I have mingled much with the men since that terrible time that took away from them nearly one-tenth of their numbers --- have grasped many a hand and felt that I was taking the hand of a hero --- tears have streamed from my eyes as I have looked on their old flag, with its broken staff and its tattered fabric, but nothing has awakened in me such admiration as their simple modesty and their freedom from swagger .... How many times I have received the answer, "I tried to do my duty." Only this and nothing more. I have not heard a single man boast of doing anything extraordinary --- have not heard one say that he killed a rebel --- but "I tried to do my duty." Such are the men of the Iowa 6th.

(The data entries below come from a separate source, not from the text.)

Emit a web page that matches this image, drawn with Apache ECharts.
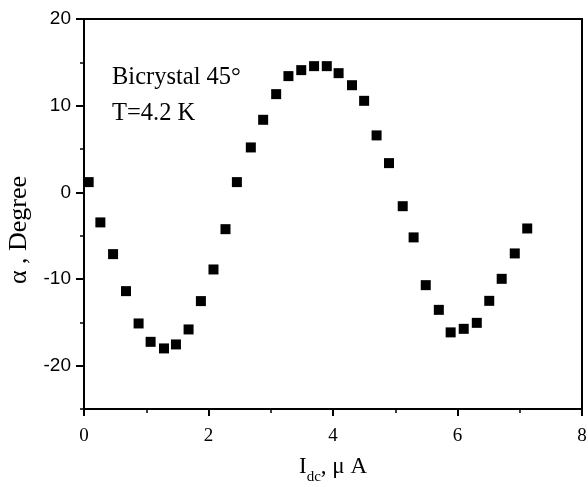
<!DOCTYPE html>
<html>
<head>
<meta charset="utf-8">
<script src="https://cdn.jsdelivr.net/npm/echarts@6/dist/echarts.min.js"></script>
<style>html,body{margin:0;padding:0;background:#fff;}#c{width:588px;height:487px;}</style>
</head>
<body>
<div id="c"></div>
<script>
const currentIdc = [0.075,0.263,0.467,0.675,0.877,1.07,1.285,1.477,1.68,1.878,2.08,2.273,2.456,2.68,2.878,3.087,3.284,3.49,3.696,3.90,4.09,4.305,4.50,4.70,4.90,5.12,5.295,5.49,5.70,5.89,6.10,6.31,6.51,6.71,6.92,7.12];
const alphaDeg = [1.18,-3.47,-7.13,-11.40,-15.13,-17.25,-18.01,-17.55,-15.82,-12.55,-8.90,-4.25,1.18,5.18,8.37,11.33,13.41,14.10,14.56,14.56,13.75,12.36,10.56,6.57,3.37,-1.6,-5.20,-10.71,-13.56,-16.16,-15.75,-15.06,-12.52,-9.98,-7.05,-4.17];
const yMajorTicks = [-20,-10,0,10,20];
const annotation = ['Bicrystal 45°', 'T=4.2 K'];

const points = currentIdc.map((x,i)=>[x, alphaDeg[i]]);
const chart = echarts.init(document.getElementById('c'), null, {renderer:'canvas'});
const serif = '"Liberation Serif", "Times New Roman", serif';
const sans = '"Liberation Sans", Arial, sans-serif';
chart.setOption({
  animation:false,
  backgroundColor:'#fff',
  grid:{left:84,right:6,top:19,bottom:78,containLabel:false,outerBoundsMode:'none',show:true,borderColor:'#000',borderWidth:2,backgroundColor:'transparent'},
  xAxis:{
    type:'value',min:0,max:8,interval:2,
    axisLine:{show:true,onZero:false,lineStyle:{color:'#000',width:2}},
    axisTick:{show:true,inside:false,length:7,lineStyle:{color:'#000',width:2}},
    minorTick:{show:true,splitNumber:2,length:4,lineStyle:{color:'#000',width:1.5}},
    splitLine:{show:false},
    axisLabel:{color:'#000',fontFamily:serif,fontSize:19,margin:18},
    name:'{a|I}{s|dc}{a|, \u03bc A}',
    nameLocation:'middle',nameGap:46,
    nameTextStyle:{rich:{a:{fontFamily:serif,fontSize:23,color:'#000'},s:{fontFamily:serif,fontSize:15,color:'#000',verticalAlign:'bottom',padding:[0,0,-7,0]}}}
  },
  yAxis:[{
    type:'value',min:-25,max:20,interval:5,
    axisLine:{show:true,onZero:false,lineStyle:{color:'#000',width:2}},
    axisTick:{show:true,length:4,lineStyle:{color:'#000',width:1.5}},
    splitLine:{show:false},
    axisLabel:{color:'#000',fontFamily:sans,fontSize:19,margin:13,formatter:v=>(yMajorTicks.indexOf(v)>=0?String(v):'')},
    name:'\u03b1 , Degree',nameLocation:'middle',nameGap:42,nameRotate:90,
    nameTextStyle:{fontFamily:serif,fontSize:26,color:'#000',padding:[0,32,0,0]}
  },{
    type:'value',min:-25,max:20,position:'left',
    axisLine:{show:false},
    axisTick:{show:true,length:8,customValues:yMajorTicks,lineStyle:{color:'#000',width:2}},
    axisLabel:{show:false},splitLine:{show:false}
  }],
  graphic:[
    {type:'text',left:112,top:65,style:{text:annotation[0],font:'24.5px '+serif,fill:'#000'}},
    {type:'text',left:112,top:101,style:{text:annotation[1],font:'24.5px '+serif,fill:'#000'}}
  ],
  series:[{
    type:'scatter',data:points,symbol:'rect',symbolSize:10,
    itemStyle:{color:'#000',opacity:1}
  }]
});
</script>
</body>
</html>
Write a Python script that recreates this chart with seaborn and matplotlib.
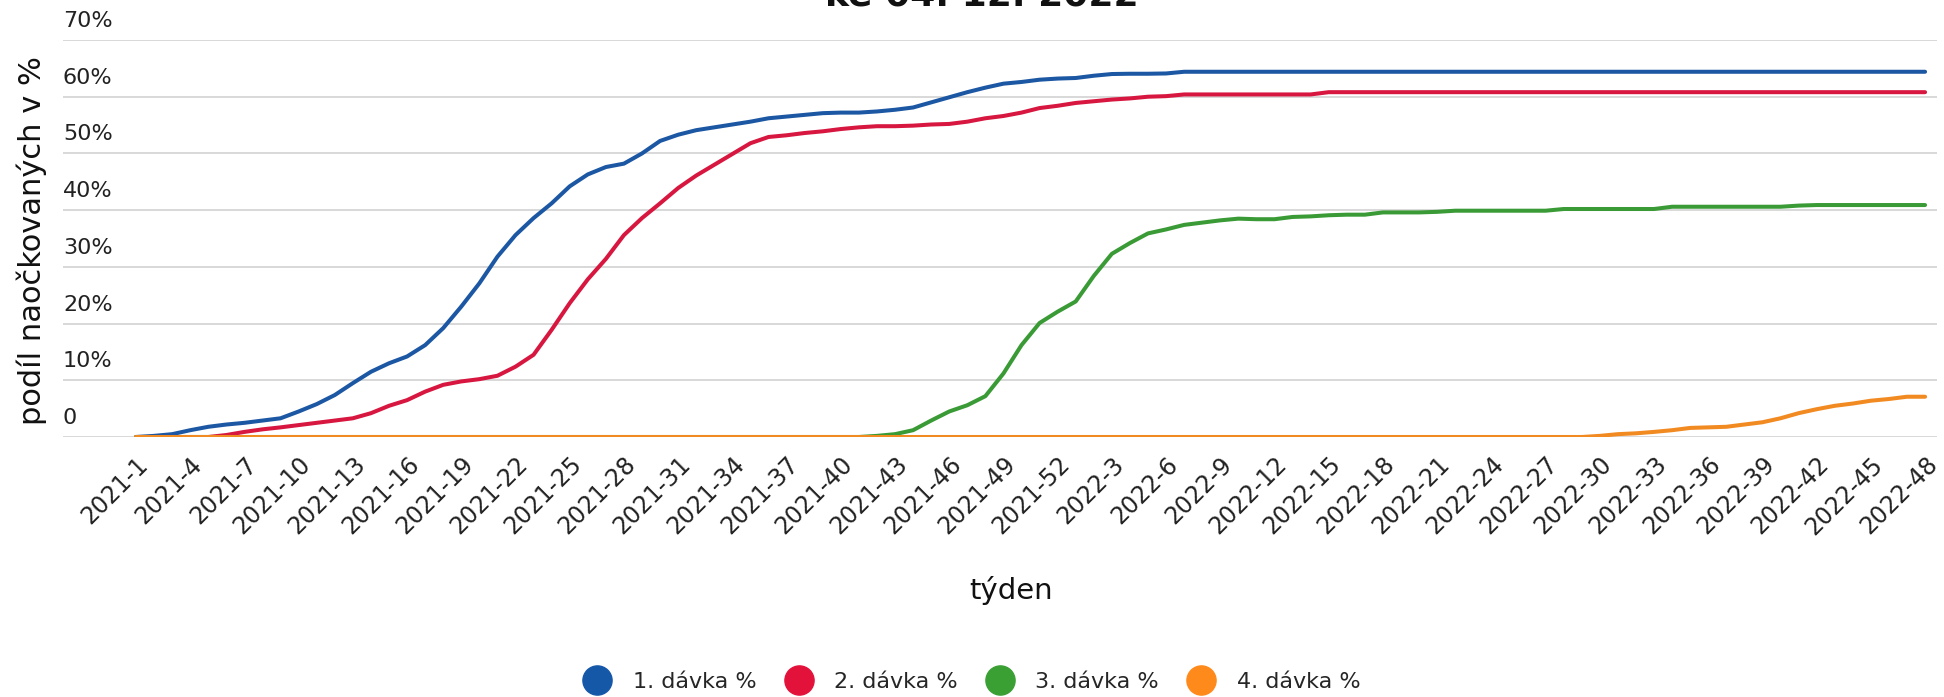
import matplotlib
matplotlib.use("Agg")
import matplotlib.pyplot as plt
import matplotlib.transforms as mtransforms
from matplotlib.lines import Line2D
import seaborn as sns
import pandas as pd

# ---------------- data ----------------
years_weeks = [(2021, 52), (2022, 48)]
weeks = [f"{y}-{w}" for y, n in years_weeks for w in range(1, n + 1)]

series_names = ["1. dávka %", "2. dávka %", "3. dávka %", "4. dávka %"]

dose1 = [0.0, 0.2, 0.5, 1.2, 1.8, 2.2, 2.5, 2.9, 3.3, 4.5,
         5.8, 7.4, 9.5, 11.5, 13.0, 14.2, 16.2, 19.2, 23.0, 27.1,
         31.8, 35.6, 38.6, 41.2, 44.2, 46.3, 47.6, 48.2, 50.0, 52.2,
         53.3, 54.1, 54.6, 55.1, 55.6, 56.2, 56.5, 56.8, 57.1, 57.2,
         57.2, 57.4, 57.7, 58.1, 59.0, 59.9, 60.8, 61.6, 62.3, 62.6,
         63.0, 63.2, 63.3, 63.7, 64.0, 64.05, 64.05, 64.1, 64.4, 64.4,
         64.4, 64.4, 64.4, 64.4, 64.4, 64.4, 64.4, 64.4, 64.4, 64.4,
         64.4, 64.4, 64.4, 64.4, 64.4, 64.4, 64.4, 64.4, 64.4, 64.4,
         64.4, 64.4, 64.4, 64.4, 64.4, 64.4, 64.4, 64.4, 64.4, 64.4,
         64.4, 64.4, 64.4, 64.4, 64.4, 64.4, 64.4, 64.4, 64.4, 64.4]

dose2 = [0.0, 0.0, 0.0, 0.0, 0.0, 0.35, 0.9, 1.35, 1.7, 2.1,
         2.5, 2.9, 3.3, 4.2, 5.5, 6.5, 8.0, 9.2, 9.8, 10.2,
         10.8, 12.4, 14.5, 18.9, 23.6, 27.8, 31.4, 35.6, 38.6, 41.2,
         43.9, 46.1, 48.0, 49.9, 51.8, 52.9, 53.2, 53.6, 53.9, 54.3,
         54.6, 54.8, 54.8, 54.9, 55.1, 55.2, 55.6, 56.2, 56.6, 57.2,
         58.0, 58.4, 58.9, 59.2, 59.5, 59.7, 60.0, 60.1, 60.4, 60.4,
         60.4, 60.4, 60.4, 60.4, 60.4, 60.4, 60.8, 60.8, 60.8, 60.8,
         60.8, 60.8, 60.8, 60.8, 60.8, 60.8, 60.8, 60.8, 60.8, 60.8,
         60.8, 60.8, 60.8, 60.8, 60.8, 60.8, 60.8, 60.8, 60.8, 60.8,
         60.8, 60.8, 60.8, 60.8, 60.8, 60.8, 60.8, 60.8, 60.8, 60.8]

dose3 = [0.0, 0.0, 0.0, 0.0, 0.0, 0.0, 0.0, 0.0, 0.0, 0.0,
         0.0, 0.0, 0.0, 0.0, 0.0, 0.0, 0.0, 0.0, 0.0, 0.0,
         0.0, 0.0, 0.0, 0.0, 0.0, 0.0, 0.0, 0.0, 0.0, 0.0,
         0.0, 0.0, 0.0, 0.0, 0.0, 0.0, 0.0, 0.0, 0.0, 0.0,
         0.0, 0.2, 0.5, 1.2, 2.9, 4.5, 5.6, 7.2, 11.2, 16.2,
         20.1, 22.1, 23.9, 28.4, 32.3, 34.2, 35.9, 36.6, 37.4, 37.8,
         38.2, 38.5, 38.4, 38.4, 38.8, 38.9, 39.1, 39.2, 39.2, 39.6,
         39.6, 39.6, 39.7, 39.9, 39.9, 39.9, 39.9, 39.9, 39.9, 40.2,
         40.2, 40.2, 40.2, 40.2, 40.2, 40.6, 40.6, 40.6, 40.6, 40.6,
         40.6, 40.6, 40.8, 40.9, 40.9, 40.9, 40.9, 40.9, 40.9, 40.9]

dose4 = [0.0, 0.0, 0.0, 0.0, 0.0, 0.0, 0.0, 0.0, 0.0, 0.0,
         0.0, 0.0, 0.0, 0.0, 0.0, 0.0, 0.0, 0.0, 0.0, 0.0,
         0.0, 0.0, 0.0, 0.0, 0.0, 0.0, 0.0, 0.0, 0.0, 0.0,
         0.0, 0.0, 0.0, 0.0, 0.0, 0.0, 0.0, 0.0, 0.0, 0.0,
         0.0, 0.0, 0.0, 0.0, 0.0, 0.0, 0.0, 0.0, 0.0, 0.0,
         0.0, 0.0, 0.0, 0.0, 0.0, 0.0, 0.0, 0.0, 0.0, 0.0,
         0.0, 0.0, 0.0, 0.0, 0.0, 0.0, 0.0, 0.0, 0.0, 0.0,
         0.0, 0.0, 0.0, 0.0, 0.0, 0.0, 0.0, 0.0, 0.0, 0.0,
         0.0, 0.2, 0.5, 0.65, 0.9, 1.2, 1.6, 1.7, 1.8, 2.2,
         2.6, 3.3, 4.2, 4.9, 5.5, 5.9, 6.4, 6.7, 7.1, 7.1]

y_ticks = [0, 10, 20, 30, 40, 50, 60, 70]
y_tick_labels = ["0", "10%", "20%", "30%", "40%", "50%", "60%", "70%"]

line_colors = ["#1c57a3", "#d7173f", "#3a9b36", "#f28a22"]
legend_colors = ["#1558a8", "#e3123b", "#3aa034", "#ff8a1c"]

title_text = "ke 04. 12. 2022"
x_label = "týden"
y_label = "podíl naočkovaných v %"

# ---------------- figure ----------------
sns.set_theme(style="white")
plt.rcParams["font.family"] = ["DejaVu Sans"]

W, H = 1944, 697
fig = plt.figure(figsize=(W / 100, H / 100), dpi=100)
ax = fig.add_axes([63 / W, 260 / H, 1874 / W, 397 / H])

df = pd.DataFrame({
    "week": weeks * 4,
    "value": dose1 + dose2 + dose3 + dose4,
    "series": sum([[s] * len(weeks) for s in series_names], []),
})

sns.lineplot(data=df, x="week", y="value", hue="series", hue_order=series_names,
             palette=line_colors, linewidth=2.9, legend=False, ax=ax, sort=False)

ax.set_ylim(0, 70)
ax.set_xlim(-4.04, 99.66)

# grid
ax.set_yticks(y_ticks)
ax.yaxis.grid(True, color="#d2d2d2", linewidth=1.2)
ax.xaxis.grid(False)
ax.set_axisbelow(True)
for sp in ax.spines.values():
    sp.set_visible(False)
ax.tick_params(axis="y", length=0, labelleft=False)

# y tick labels placed above grid lines
trans = mtransforms.offset_copy(ax.get_yaxis_transform(), fig=fig, x=0, y=9, units="dots")
for v, lab in zip(y_ticks, y_tick_labels):
    ax.text(0.0, v, lab, transform=trans, ha="left", va="bottom",
            fontsize=16, color="#222222")

# x ticks
ax.set_xticks(list(range(0, len(weeks), 3)))
ax.set_xticklabels(weeks[::3], rotation=45, ha="right", rotation_mode="anchor",
                   fontsize=17, color="#222222")
ax.tick_params(axis="x", length=0, pad=11)

# axis labels
ax.set_xlabel(x_label, fontsize=21, color="#111111")
ax.xaxis.set_label_coords(0.506, -0.387)
ax.xaxis.label.set_va("center")
ax.set_ylabel(y_label, fontsize=22, color="#111111")
ax.yaxis.set_label_coords(-0.0165, 0.494)
ax.yaxis.label.set_va("center")
ax.yaxis.label.set_ha("center")

# title (partially cut at top, as in the original)
fig.text(982 / W, 1 - 6 / H, title_text, ha="center", va="baseline",
         fontsize=26, fontweight="bold", color="#111111")

# legend
handles = [Line2D([0], [0], marker="o", linestyle="none", markersize=21,
                  markerfacecolor=c, markeredgecolor=c) for c in legend_colors]
fig.legend(handles, series_names, loc="center", bbox_to_anchor=(0.4995, 1 - 682 / H),
           ncol=4, frameon=False, fontsize=16, handlelength=1.4,
           handletextpad=0.9, columnspacing=1.2, borderpad=0.1)

fig.savefig("out.png", dpi=100, facecolor="white")
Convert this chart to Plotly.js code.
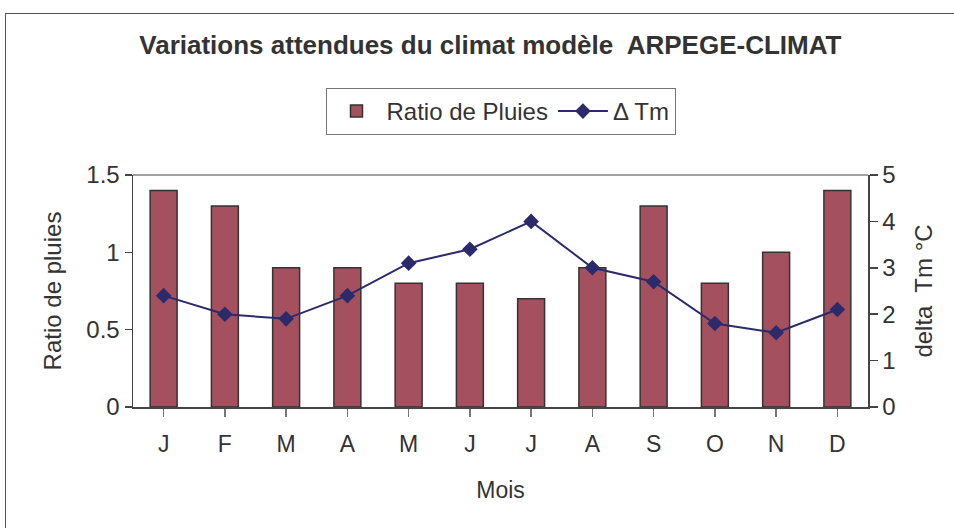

The officers --- most of them --- are deserving of praise, and they will get it through the proper channels, I presume. I have spoken what I knew of the men. I do not wish them to be forgotten. I know they are so much regarded as only the cheap material out of which reputations are constructed --- oftentimes for worthless and cowardly leaders. Even in this war, which is for individual freedom, which is fought to prove that men are "created equal," a little brief authority seems to brush aside these truths, old as the eternities, and seeks to tramp out the humanity of the man to make the machine called a soldier. They were not soldiers merely. It is not soldierly pride --- it is not esprit du corps that makes them fight with such resistless individualism, in spite of the blunders of brainless Generals. It is the manhood  in them, and I thank God that it is so, for it shows that this struggle shall not be in vain, but like the rest of Bacon's philosophy, it shall be crowned with abundant "fruit." When such men are fighting for a country for themselves we need have no fears that they will not save the country and make it the home of a race worthy of them.

I could tell of many incidents for which you have not room or I the time.  May be I will reproduce some of them in a chapter of personal experiences. I will only add that Our Regiment shows the highest number of  "dead" of any regiment engaged in the battle of Pittsburg. (signed) Scribo

+++

The 11 men from Lucas County killed outright at Shiloh were John W. Badger, Charles L. Dooley, Monroe Harden, Fergus G. Holmes, Daniel Iseminger, Alkana Malone, Oliver B. Miller, William Sheets, James H. Spurling, John W. Weaver and Jesse Wells.

Capt. Iseminger commanded Company B, 6th Iowa. Also killed in combat was the commander of Company K, Capt. Richard E. White, whose home was Rome in Henry County. Capt. White's final words were spoken to John H. Islett, of Wapello.

The remains of Iseminger were unidentifiable when recovered from their initial burial place and moved to Shiloh National Cemetery, so he is buried there among the unknowns. The remains of Capt. White were identified, however, and he rests in a marked grave.